Friday, December 26, 2008

life lesson #276

Hallowed days, Christmas Eve and Easter are both treasures and booby prizes of ministry. They are the days most hoped for and most feared. This year I wanted to leave town as soon as worship ended, knowing that I would be tired, but glad to get away as soon as the festivities were done.

I left the office at lunch, wanting to get a nap, finish packing, and shower before returning to church. As I ate, a torrential downpour began outside. I was glad for the rain and impressed by the volume of water. It occurred to me that I should probably check the basement because of the amount of rain that fell in such a short amount of time. As I went downstairs, I could see the reflection of light in water... a strange sight inside one's house... Much to my dismay, puddles had appeared at the end of rivers flowing from the edges of the basement walls. I grabbed a mop and industriously thought that I still might be able to get the water up with time to take a nap. But the water kept coming. I mopped a little more. The water kept coming. So I left the house to buy a wet vac. 3 hours, 30 gallons, and no nap later, I returned to church. Merry Christmas. Wasn't I in a great mood to sing "Gloria!"?!

Life's lesson learned: some messes are bigger than mops.

Monday, December 22, 2008

superstar girls

I will never be one.

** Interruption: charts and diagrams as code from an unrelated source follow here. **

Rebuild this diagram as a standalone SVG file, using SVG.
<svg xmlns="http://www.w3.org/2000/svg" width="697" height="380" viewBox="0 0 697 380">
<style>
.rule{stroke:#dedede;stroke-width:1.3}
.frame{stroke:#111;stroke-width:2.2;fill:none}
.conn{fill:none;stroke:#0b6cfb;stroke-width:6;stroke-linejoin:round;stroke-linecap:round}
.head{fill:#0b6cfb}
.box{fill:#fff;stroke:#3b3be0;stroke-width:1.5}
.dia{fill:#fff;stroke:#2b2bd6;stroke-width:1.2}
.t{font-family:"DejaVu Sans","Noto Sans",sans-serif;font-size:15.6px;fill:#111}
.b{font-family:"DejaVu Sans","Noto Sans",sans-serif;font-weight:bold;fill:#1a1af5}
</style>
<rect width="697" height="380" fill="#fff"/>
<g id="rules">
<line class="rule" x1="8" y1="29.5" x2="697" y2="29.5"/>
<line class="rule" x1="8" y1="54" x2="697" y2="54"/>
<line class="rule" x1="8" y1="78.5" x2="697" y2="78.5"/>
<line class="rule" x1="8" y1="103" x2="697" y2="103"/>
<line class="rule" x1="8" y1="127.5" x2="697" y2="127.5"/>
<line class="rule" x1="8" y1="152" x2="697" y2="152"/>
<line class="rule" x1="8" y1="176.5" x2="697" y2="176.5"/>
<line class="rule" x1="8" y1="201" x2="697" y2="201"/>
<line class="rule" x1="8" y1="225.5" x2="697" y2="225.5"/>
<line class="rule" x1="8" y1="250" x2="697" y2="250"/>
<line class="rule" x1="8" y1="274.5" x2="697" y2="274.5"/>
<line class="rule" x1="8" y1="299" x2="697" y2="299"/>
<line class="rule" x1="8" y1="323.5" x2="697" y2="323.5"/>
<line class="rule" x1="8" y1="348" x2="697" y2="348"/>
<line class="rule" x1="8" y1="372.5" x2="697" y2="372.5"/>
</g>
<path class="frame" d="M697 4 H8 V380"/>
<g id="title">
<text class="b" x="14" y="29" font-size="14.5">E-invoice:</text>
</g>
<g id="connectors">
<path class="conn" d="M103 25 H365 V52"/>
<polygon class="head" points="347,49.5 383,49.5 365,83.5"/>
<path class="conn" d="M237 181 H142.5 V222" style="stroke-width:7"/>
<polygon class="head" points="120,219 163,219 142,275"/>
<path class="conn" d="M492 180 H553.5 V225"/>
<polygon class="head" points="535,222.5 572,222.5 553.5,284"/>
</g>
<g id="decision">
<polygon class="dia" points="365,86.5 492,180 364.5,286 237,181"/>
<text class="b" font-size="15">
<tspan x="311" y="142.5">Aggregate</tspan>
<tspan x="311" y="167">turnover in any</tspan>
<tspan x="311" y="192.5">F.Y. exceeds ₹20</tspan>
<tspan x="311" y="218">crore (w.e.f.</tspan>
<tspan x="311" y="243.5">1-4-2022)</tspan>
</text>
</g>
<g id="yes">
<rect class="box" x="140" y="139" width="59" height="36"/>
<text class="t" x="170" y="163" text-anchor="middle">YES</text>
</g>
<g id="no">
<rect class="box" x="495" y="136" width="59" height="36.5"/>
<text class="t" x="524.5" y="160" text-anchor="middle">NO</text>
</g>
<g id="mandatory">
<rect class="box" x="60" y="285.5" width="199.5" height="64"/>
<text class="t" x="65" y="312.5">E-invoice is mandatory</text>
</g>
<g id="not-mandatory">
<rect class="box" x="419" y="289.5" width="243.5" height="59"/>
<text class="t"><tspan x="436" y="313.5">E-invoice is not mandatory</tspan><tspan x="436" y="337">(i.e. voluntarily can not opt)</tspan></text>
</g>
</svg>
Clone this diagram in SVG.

I do it in my own way, but I will never truly be one. You know, the ones who always look amazing. The ones whose kids are always well-behaved. The ones whose hair is always perfect, whose husband is cute and sweet, and whose house is well decorated. The ones who put the almost unnoticed final touches on things. They are the ones that are still beautiful despite their imperfections. They are the REAL popular girls. The cool kids of adulthood.

Today my inadequacies were lifted up in the small form of a beautiful, iridescent orange ribbon. A magazine was left on my desk with an article marked for my perusal. Instead of the post-it that I would have left, instead of a dog-eared page or a smashed-open spine, there was a magical, shimmery, orange ribbon marking the spot. Left in such a casual way that it just happened to be within arm's length when the reader decided to send it my way. But left in such a way that it is clearly an intentional inclusion of loveliness and speciality into the day. It was charming. I loved it.

But even as I loved it, I wondered why I didn't choose to add a certain finesse to similar, unimportant things. Then social conditioning around gender caught up to me; I began to ponder my failures as a Southern woman. How did I not learn this? Why isn't this an innate quality?

Even though I don't have special scrap ribbons for packages and letters, I try to bring my own je ne sais quoi to life. I cry with friends, am an unabashedly loud singer, ask hard questions, and refuse to accept the status quo. It may not be glamorous, but that's me.